The European
Securities and Markets Authority has fast tracked proposed regulations and
standards implementing a wide range of provisions under the recently enacted
MiFID II legislation, including on high frequency trading, derivatives and
investor protection. MiFID is a cornerstone of the regulation of financial
markets in the European Union This is the first step in the process of translating the
MiFID II requirements into practically applicable regulations to address the
effects of the financial crisis and to improve financial market transparency
and strengthen investor protection. The public comment period on the proposals
will end on August 1, 2014; and ESMA
expects to deliver advice to the European Commission sometime in December of 2014.
MiFID II introduced
changes that will have a large impact on the EU’s financial markets, including
transparency requirements for a broader range of asset classes; the obligation
to trade derivatives on-exchange; a requirement on high-frequency-trading, and
new regulatory tools for commodity derivatives. It will also strengthen
protection for retail investors through limits on the use of commissions;
conditions for the provision of independent investment advice; and the
disclosure of costs and charges.
ESMA proposed enhanced transparency and trading
obligations, including pre- and post-trade transparency for exchange-traded
funds and derivatives, as well as limitations on the trading of shares over-the-counter,
with new obligations to trade derivatives on trading venues;.

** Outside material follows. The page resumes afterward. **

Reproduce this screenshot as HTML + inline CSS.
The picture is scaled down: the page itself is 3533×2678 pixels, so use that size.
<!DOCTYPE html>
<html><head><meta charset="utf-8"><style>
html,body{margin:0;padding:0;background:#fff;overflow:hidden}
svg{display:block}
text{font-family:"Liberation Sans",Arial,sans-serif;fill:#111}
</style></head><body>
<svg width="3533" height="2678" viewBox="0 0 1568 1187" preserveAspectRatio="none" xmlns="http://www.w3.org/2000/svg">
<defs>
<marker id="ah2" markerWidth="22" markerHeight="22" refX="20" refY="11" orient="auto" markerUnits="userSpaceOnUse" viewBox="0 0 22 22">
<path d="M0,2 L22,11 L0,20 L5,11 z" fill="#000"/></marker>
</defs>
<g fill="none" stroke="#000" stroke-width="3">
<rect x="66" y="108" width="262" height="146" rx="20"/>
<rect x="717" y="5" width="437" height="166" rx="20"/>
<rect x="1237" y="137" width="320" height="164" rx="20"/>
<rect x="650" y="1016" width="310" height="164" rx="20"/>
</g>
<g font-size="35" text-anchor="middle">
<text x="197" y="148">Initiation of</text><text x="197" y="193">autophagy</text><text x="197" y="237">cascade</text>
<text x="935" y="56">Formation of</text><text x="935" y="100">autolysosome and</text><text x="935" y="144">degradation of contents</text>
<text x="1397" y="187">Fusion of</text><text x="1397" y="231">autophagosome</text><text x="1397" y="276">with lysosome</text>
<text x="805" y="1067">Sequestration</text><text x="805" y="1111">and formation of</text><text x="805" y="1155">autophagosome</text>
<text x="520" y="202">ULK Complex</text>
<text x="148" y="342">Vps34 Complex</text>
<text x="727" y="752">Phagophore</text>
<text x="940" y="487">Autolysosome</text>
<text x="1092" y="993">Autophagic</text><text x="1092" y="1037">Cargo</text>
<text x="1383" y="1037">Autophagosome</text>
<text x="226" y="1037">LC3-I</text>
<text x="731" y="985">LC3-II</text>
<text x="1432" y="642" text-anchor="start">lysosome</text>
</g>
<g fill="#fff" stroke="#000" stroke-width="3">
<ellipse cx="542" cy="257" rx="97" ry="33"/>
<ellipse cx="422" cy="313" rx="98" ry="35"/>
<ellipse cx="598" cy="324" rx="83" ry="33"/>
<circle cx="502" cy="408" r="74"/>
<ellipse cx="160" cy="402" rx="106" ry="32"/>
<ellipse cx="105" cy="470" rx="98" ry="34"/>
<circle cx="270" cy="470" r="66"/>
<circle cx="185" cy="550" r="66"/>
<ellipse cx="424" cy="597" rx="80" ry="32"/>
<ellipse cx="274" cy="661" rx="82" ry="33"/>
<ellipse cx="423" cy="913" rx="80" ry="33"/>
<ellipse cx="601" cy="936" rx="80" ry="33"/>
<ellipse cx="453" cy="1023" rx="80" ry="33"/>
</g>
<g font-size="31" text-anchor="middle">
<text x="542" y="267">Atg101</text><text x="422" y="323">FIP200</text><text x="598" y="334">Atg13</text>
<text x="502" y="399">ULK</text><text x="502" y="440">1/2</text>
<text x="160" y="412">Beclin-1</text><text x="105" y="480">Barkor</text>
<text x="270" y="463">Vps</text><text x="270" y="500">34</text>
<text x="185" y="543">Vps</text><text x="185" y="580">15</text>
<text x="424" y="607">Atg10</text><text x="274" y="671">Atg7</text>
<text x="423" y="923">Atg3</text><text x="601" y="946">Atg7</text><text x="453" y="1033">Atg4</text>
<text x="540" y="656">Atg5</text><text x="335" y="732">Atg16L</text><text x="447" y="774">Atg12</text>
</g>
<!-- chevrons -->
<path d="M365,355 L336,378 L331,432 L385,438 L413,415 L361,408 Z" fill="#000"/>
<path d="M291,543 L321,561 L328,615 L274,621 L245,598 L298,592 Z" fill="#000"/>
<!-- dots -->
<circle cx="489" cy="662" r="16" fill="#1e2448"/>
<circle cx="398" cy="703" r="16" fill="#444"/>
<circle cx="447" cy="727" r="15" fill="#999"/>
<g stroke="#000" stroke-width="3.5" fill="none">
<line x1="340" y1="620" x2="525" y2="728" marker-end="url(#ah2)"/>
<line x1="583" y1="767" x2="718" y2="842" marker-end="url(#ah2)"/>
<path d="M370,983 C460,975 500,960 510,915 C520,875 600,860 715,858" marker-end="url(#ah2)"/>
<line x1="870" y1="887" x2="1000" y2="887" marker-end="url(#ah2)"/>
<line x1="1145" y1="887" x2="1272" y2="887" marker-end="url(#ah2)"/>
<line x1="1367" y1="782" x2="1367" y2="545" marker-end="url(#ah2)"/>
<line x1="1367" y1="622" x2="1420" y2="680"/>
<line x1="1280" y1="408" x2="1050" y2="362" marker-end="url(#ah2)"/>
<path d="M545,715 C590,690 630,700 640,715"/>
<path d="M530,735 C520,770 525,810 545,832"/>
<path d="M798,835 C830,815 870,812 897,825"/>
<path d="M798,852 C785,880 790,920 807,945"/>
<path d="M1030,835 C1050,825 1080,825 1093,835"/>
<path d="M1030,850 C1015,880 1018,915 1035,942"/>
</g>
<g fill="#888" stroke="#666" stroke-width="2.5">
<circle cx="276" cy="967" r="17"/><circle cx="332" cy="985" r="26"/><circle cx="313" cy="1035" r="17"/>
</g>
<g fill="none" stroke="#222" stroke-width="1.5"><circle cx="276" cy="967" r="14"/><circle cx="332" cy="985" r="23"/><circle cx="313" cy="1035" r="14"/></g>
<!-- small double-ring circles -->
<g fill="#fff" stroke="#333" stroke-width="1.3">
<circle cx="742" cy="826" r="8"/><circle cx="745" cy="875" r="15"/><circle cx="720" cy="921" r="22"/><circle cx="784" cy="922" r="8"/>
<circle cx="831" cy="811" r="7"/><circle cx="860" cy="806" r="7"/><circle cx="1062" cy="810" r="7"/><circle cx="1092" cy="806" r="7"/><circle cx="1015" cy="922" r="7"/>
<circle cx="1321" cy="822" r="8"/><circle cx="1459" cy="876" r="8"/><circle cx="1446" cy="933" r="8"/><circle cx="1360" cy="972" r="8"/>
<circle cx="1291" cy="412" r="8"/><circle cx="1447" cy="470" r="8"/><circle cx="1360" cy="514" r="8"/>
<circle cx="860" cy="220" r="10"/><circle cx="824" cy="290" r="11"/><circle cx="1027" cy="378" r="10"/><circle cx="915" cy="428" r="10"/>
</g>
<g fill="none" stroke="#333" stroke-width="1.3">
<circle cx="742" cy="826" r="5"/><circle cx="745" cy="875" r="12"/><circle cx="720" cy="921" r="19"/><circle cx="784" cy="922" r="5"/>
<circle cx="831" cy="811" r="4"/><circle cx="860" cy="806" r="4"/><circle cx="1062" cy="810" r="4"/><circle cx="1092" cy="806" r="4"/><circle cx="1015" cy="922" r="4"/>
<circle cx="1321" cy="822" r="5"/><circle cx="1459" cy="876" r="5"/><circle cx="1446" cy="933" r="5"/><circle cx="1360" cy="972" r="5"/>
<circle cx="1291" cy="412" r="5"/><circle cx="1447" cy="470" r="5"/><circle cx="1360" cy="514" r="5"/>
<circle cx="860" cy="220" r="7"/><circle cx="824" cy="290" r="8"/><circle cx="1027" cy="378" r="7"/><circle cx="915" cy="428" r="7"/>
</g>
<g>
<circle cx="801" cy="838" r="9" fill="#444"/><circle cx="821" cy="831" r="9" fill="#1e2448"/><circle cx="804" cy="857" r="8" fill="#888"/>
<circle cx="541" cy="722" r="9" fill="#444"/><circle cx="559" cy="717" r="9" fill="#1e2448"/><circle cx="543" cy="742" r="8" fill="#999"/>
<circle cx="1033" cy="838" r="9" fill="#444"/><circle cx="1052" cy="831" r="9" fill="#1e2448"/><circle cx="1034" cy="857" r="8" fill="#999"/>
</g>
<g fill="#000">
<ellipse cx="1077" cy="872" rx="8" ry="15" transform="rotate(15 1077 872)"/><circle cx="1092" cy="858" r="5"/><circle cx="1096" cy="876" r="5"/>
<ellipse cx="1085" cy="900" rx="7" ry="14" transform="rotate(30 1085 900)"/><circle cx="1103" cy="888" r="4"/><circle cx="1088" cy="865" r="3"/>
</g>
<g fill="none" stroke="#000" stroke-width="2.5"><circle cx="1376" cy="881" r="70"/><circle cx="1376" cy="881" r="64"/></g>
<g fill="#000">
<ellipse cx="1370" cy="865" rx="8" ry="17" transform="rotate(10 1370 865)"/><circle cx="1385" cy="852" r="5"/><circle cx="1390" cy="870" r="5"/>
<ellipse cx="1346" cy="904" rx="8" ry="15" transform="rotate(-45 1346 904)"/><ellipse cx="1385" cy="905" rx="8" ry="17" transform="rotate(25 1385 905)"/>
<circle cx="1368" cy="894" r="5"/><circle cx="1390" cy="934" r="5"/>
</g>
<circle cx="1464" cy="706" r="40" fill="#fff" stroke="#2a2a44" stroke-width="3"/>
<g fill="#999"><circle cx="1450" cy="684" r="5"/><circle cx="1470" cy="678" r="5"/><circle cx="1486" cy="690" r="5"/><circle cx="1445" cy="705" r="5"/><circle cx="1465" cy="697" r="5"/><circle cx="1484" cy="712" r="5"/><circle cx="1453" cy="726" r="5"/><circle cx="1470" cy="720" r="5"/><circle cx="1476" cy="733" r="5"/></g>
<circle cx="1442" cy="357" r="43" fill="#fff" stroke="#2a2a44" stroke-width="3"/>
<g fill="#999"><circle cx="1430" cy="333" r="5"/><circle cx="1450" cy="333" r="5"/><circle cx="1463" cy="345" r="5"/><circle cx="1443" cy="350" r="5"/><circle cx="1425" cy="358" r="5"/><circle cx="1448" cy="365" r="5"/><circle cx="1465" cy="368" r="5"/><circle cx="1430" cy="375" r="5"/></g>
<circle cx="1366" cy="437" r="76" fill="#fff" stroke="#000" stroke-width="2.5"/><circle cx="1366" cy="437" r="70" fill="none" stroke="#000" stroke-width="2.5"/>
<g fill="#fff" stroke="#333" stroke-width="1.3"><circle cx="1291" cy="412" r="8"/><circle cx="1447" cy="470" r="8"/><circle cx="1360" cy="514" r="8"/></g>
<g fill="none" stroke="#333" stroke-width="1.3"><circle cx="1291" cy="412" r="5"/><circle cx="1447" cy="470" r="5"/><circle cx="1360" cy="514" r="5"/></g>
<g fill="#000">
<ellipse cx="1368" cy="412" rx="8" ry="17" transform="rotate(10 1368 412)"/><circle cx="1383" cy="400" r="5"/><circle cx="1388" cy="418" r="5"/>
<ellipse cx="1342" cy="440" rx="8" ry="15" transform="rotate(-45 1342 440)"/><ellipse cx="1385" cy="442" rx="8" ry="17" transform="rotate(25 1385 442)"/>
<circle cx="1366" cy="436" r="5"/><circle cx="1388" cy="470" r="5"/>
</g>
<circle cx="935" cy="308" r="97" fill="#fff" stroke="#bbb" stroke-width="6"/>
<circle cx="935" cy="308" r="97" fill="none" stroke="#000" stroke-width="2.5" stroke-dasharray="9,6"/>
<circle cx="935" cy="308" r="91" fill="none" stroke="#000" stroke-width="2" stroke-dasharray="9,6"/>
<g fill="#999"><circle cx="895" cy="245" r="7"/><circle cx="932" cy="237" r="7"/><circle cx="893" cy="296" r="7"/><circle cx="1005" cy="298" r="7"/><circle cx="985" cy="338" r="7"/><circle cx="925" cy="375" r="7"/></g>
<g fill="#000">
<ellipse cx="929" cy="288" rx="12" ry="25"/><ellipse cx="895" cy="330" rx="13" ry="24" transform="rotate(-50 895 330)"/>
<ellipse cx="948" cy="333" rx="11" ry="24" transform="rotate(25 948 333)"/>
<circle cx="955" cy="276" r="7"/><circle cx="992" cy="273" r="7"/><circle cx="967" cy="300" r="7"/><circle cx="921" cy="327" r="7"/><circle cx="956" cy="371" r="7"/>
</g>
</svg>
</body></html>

ESMA would also refine the definition of
high frequency trading and direct electronic access and specify the
requirements for operating in the market using algorithmic techniques. New
regulatory tools for commodity derivatives are also proposed,, including
position limits.
With regard to enhancing investor
protection, ESMA proposes new limitations on the receipt of commissions, as
well as rules distinguishing independent from non-independent advice. Product
governance is front and center, with proposed
requirements on the manufacture and distribution of financial products
including target market and risk identification. Improved information on costs and charges is
also mandated, with requirements to provide clients with details of all charges
related to their investment (relating to both the investment service and the
financial instrument provided) so that they can understand the overall cost and
its effect on their investment’s return.